# Recorded information
<<<<

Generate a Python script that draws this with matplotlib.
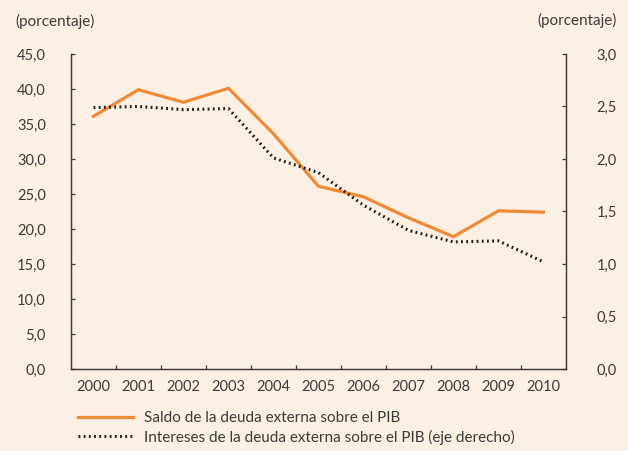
import matplotlib.pyplot as plt
from matplotlib.ticker import FixedLocator, FuncFormatter

years = ['2000', '2001', '2002', '2003', '2004', '2005',
         '2006', '2007', '2008', '2009', '2010']
saldo = [36.1, 39.9, 38.1, 40.1, 33.6, 26.1, 24.6, 21.6, 18.9, 22.6, 22.4]
intereses = [2.49, 2.50, 2.47, 2.48, 2.01, 1.87, 1.56, 1.32, 1.21, 1.22, 1.02]

bg = '#fcefe4'
naranja = '#ef8a37'
txt = '#3b3b3b'

plt.rcParams['font.family'] = ['Lato', 'DejaVu Sans']
plt.rcParams['font.size'] = 10.5

fig = plt.figure(figsize=(6.28, 4.51), dpi=100, facecolor=bg)
ax = fig.add_axes([71/628, 82/451, 495/628, 315/451], facecolor=bg)
ax2 = ax.twinx()

x = list(range(len(years)))
l1, = ax.plot(x, saldo, color=naranja, lw=2.3, solid_joinstyle='miter',
              label='Saldo de la deuda externa sobre el PIB')
l2, = ax2.plot(x, intereses, color='#1e1e1e', lw=2.2, linestyle=(0, (0.6, 1.1)),
               label='Intereses de la deuda externa sobre el PIB (eje derecho)')

ax.set_xlim(-0.5, len(years) - 0.5)
ax.set_ylim(0, 45)
ax2.set_ylim(0, 3)

ax.set_yticks([0, 5, 10, 15, 20, 25, 30, 35, 40, 45])
ax2.set_yticks([0, 0.5, 1.0, 1.5, 2.0, 2.5, 3.0])
ax.yaxis.set_major_formatter(FuncFormatter(lambda v, p: f'{v:.1f}'.replace('.', ',')))
ax2.yaxis.set_major_formatter(FuncFormatter(lambda v, p: f'{v:.1f}'.replace('.', ',')))

# tick marks between years, labels centred on each year
ax.xaxis.set_major_locator(FixedLocator([i + 0.5 for i in x[:-1]]))
ax.xaxis.set_major_formatter(FuncFormatter(lambda v, p: ''))
ax.xaxis.set_minor_locator(FixedLocator(x))
ax.set_xticklabels(years, minor=True)

ax.tick_params(axis='x', which='major', direction='in', length=3, width=0.9, color=txt)
ax.tick_params(axis='x', which='minor', length=0, pad=8, labelcolor=txt)
ax.tick_params(axis='y', direction='in', length=3, width=0.9, color=txt,
               pad=18, labelcolor=txt)
ax2.tick_params(axis='y', direction='in', length=3, width=0.9, color=txt,
                pad=22, labelcolor=txt)

for a in (ax, ax2):
    a.spines['top'].set_visible(False)
    for s in ('left', 'right', 'bottom'):
        a.spines[s].set_color(txt)
        a.spines[s].set_linewidth(0.9)

fig.text(15/628, 1 - 21/451, '(porcentaje)', ha='left', va='center', color=txt, fontsize=11)
fig.text(617/628, 1 - 20/451, '(porcentaje)', ha='right', va='center', color=txt, fontsize=11)

fig.legend(handles=[l1, l2], loc='upper left', bbox_to_anchor=(72/628, 1 - 405/451),
           frameon=False, handlelength=3.6, handletextpad=0.7, labelspacing=0.3,
           borderaxespad=0, labelcolor=txt, fontsize=11)

fig.savefig('out.png', dpi=100, facecolor=bg)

>>>>

# Task goal
Leave out any pictures and return exactly the lines from the beginning of the data through the line with "from matplotlib.ticker import", inclusive.

# Output for this task
Generate a Python script that draws this with matplotlib.
import matplotlib.pyplot as plt
from matplotlib.ticker import FixedLocator, FuncFormatter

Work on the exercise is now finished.